[TASK STATEMENT]: Only the lines from the start of the material through the line containing "facecolor=color, edgecolor=grid_col, lw=1.0))" are to be extracted, exactly as they appear.

[DATA]:
● ● ● ●

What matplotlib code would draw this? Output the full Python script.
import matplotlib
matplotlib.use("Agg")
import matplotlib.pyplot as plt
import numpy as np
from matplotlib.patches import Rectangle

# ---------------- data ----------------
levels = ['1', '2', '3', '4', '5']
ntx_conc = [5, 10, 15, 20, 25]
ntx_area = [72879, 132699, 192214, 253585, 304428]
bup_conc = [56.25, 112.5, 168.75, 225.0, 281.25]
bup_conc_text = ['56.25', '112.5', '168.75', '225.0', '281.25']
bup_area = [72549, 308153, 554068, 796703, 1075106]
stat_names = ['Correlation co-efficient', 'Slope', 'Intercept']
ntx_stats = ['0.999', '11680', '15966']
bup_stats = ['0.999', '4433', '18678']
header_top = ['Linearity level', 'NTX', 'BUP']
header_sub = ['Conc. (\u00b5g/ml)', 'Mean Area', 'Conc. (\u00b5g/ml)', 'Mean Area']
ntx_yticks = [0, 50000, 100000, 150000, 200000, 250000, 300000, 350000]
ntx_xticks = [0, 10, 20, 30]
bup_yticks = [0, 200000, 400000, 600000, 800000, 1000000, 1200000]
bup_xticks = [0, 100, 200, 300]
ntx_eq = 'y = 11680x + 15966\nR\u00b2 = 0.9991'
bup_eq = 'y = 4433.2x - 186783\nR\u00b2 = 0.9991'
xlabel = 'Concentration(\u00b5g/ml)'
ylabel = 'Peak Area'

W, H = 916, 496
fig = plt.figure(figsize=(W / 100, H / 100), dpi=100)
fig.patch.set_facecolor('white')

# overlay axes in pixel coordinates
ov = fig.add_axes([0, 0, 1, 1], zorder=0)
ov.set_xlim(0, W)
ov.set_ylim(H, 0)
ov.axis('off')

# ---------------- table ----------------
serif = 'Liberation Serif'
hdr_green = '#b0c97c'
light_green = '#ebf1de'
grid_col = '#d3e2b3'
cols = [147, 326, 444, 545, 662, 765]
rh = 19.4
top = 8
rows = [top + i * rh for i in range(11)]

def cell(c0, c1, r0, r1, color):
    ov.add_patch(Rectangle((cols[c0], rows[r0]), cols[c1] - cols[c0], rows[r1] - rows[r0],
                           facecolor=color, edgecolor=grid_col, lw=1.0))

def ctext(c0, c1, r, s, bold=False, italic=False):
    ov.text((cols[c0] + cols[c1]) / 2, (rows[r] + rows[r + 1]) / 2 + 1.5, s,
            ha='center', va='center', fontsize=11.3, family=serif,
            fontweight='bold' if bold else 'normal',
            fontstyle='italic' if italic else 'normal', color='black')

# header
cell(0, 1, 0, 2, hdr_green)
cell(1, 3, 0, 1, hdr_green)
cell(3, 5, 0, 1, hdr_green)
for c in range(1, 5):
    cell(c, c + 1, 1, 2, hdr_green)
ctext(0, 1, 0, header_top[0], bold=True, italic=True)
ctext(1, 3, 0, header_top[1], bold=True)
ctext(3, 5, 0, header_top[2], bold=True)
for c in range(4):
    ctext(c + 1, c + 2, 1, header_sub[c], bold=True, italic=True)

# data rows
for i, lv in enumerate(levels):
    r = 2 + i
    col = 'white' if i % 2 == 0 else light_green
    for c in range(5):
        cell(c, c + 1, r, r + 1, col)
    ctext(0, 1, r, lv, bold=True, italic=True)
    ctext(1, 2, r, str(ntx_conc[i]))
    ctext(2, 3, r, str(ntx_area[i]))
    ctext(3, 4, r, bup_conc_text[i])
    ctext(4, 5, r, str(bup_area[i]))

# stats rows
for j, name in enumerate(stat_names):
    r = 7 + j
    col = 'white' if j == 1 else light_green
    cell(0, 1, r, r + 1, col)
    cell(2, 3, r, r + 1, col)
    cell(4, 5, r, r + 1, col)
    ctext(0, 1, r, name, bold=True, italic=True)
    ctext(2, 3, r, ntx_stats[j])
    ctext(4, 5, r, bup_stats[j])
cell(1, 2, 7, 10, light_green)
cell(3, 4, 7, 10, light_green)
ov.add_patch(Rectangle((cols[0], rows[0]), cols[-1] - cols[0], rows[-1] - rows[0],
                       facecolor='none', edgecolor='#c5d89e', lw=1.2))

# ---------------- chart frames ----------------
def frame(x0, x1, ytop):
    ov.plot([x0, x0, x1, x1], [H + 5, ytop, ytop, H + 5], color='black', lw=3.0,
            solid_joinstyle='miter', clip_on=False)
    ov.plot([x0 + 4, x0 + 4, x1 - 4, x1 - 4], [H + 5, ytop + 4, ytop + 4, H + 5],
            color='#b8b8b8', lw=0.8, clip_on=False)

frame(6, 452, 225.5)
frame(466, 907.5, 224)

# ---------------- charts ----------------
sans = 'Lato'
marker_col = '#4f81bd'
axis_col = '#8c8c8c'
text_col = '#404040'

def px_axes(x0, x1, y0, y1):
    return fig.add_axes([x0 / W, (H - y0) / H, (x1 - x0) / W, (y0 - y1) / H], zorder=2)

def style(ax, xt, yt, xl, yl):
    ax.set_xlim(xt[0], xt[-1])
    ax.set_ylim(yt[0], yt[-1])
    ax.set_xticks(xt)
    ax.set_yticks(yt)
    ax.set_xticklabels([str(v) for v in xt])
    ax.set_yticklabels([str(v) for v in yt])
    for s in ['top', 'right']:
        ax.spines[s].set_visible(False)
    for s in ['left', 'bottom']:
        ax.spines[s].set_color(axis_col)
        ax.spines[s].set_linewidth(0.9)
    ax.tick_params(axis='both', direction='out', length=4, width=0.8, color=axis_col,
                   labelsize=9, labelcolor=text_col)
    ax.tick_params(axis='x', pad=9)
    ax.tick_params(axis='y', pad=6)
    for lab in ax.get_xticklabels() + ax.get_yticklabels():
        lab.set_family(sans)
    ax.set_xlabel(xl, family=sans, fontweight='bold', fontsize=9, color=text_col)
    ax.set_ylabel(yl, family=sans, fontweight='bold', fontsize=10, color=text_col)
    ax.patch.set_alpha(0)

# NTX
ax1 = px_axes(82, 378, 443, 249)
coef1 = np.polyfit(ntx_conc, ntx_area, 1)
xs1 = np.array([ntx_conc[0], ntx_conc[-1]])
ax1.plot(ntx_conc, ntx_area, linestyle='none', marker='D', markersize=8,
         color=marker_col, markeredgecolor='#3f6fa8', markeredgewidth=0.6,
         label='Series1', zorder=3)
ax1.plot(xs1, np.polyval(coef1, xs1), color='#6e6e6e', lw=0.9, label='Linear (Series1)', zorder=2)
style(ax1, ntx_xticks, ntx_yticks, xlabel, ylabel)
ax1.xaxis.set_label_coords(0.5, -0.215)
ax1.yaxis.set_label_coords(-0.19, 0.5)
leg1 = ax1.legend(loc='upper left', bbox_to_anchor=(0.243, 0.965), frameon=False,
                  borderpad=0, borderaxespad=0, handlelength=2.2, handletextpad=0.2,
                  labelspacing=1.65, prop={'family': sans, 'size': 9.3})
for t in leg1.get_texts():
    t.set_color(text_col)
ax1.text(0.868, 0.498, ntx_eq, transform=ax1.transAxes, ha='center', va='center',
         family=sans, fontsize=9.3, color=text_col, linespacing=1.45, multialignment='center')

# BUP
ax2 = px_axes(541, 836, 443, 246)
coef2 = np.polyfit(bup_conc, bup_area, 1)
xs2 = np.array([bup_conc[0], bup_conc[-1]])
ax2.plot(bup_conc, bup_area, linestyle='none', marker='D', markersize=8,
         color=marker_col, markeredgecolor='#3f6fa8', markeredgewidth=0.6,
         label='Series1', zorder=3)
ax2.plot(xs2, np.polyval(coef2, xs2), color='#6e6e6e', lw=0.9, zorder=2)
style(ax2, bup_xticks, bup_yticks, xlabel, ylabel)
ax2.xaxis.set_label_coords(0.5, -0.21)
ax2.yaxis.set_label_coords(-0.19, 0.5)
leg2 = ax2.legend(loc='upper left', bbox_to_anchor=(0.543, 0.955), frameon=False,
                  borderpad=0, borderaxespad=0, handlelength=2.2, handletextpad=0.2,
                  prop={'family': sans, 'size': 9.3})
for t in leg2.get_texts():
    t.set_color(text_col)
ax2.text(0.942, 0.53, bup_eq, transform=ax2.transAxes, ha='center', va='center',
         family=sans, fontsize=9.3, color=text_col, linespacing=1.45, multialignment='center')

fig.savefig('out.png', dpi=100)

● ● ● ●

[EXERCISE SOLUTION]:
What matplotlib code would draw this? Output the full Python script.
import matplotlib
matplotlib.use("Agg")
import matplotlib.pyplot as plt
import numpy as np
from matplotlib.patches import Rectangle

# ---------------- data ----------------
levels = ['1', '2', '3', '4', '5']
ntx_conc = [5, 10, 15, 20, 25]
ntx_area = [72879, 132699, 192214, 253585, 304428]
bup_conc = [56.25, 112.5, 168.75, 225.0, 281.25]
bup_conc_text = ['56.25', '112.5', '168.75', '225.0', '281.25']
bup_area = [72549, 308153, 554068, 796703, 1075106]
stat_names = ['Correlation co-efficient', 'Slope', 'Intercept']
ntx_stats = ['0.999', '11680', '15966']
bup_stats = ['0.999', '4433', '18678']
header_top = ['Linearity level', 'NTX', 'BUP']
header_sub = ['Conc. (\u00b5g/ml)', 'Mean Area', 'Conc. (\u00b5g/ml)', 'Mean Area']
ntx_yticks = [0, 50000, 100000, 150000, 200000, 250000, 300000, 350000]
ntx_xticks = [0, 10, 20, 30]
bup_yticks = [0, 200000, 400000, 600000, 800000, 1000000, 1200000]
bup_xticks = [0, 100, 200, 300]
ntx_eq = 'y = 11680x + 15966\nR\u00b2 = 0.9991'
bup_eq = 'y = 4433.2x - 186783\nR\u00b2 = 0.9991'
xlabel = 'Concentration(\u00b5g/ml)'
ylabel = 'Peak Area'

W, H = 916, 496
fig = plt.figure(figsize=(W / 100, H / 100), dpi=100)
fig.patch.set_facecolor('white')

# overlay axes in pixel coordinates
ov = fig.add_axes([0, 0, 1, 1], zorder=0)
ov.set_xlim(0, W)
ov.set_ylim(H, 0)
ov.axis('off')

# ---------------- table ----------------
serif = 'Liberation Serif'
hdr_green = '#b0c97c'
light_green = '#ebf1de'
grid_col = '#d3e2b3'
cols = [147, 326, 444, 545, 662, 765]
rh = 19.4
top = 8
rows = [top + i * rh for i in range(11)]

def cell(c0, c1, r0, r1, color):
    ov.add_patch(Rectangle((cols[c0], rows[r0]), cols[c1] - cols[c0], rows[r1] - rows[r0],
                           facecolor=color, edgecolor=grid_col, lw=1.0))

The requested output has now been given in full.